In fact: everyone has their own approach. No one holds the keys. There is no silver bullet. This means that at no single company, people are 100% happy about the way stuff is done. You are probably spending lots of time thinking about things that didn't go as planned to try and fix them. If you’re drowning and something that looks like a solid piece of wood floats by, you’re going to grab it. Only to find out it is a short term solution and there is no such thing as the perfect approach.
One of the backbones of scrum and agile is “inspect and adapt”. Those two belong together. Just trying solutions based on a couple of blogposts is adapting without really understanding why things are happening.
I don’t have a solution that will work. There is no universal solution. Just as you are crafting a product, your team needs a custom, well thought trough and designed methodology. It needs a leader that will hold the way work is done to a high standard. It needs a leader who is constantly making changes, based on careful inspections and observations.

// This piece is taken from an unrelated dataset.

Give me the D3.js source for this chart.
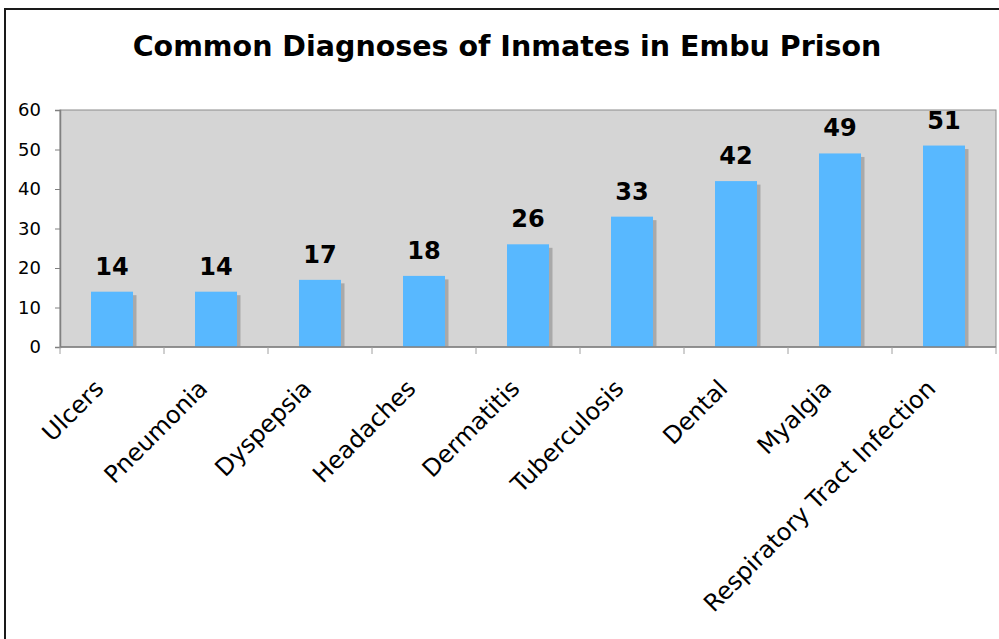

Questions can trigger thinking. They help you to re-evaluate things. Take the time to inspect, instead of just throwing solutions at your team. Here are some that could help you in this process:
- Can you draw the complete process for shipping a product or feature, with all stakeholders?
- How would you evaluate your rate of execution?
- What things can be improved in the preparation of work?
- How are goals set in advance? Who is involved in this process?
- What kind of meetings are needed to get work properly prepared?
- What percentage of your estimations is correct? Do you measure?
- What kind of information does the team need to know to get started?
- What are the frequently asked questions by the team while working on new features?
- What is the level of quality?
- How many times do you have to review a feature before it can hit production?
- Who is involved in what stage of a feature?
- Which part of building a feature takes the longest to complete (planning, design, building, test, deployment)?
- What are things that are disturbing the team(s) while they are working on new features?
- How are the teams formed, does each team has the resources they need in order to go at 200%?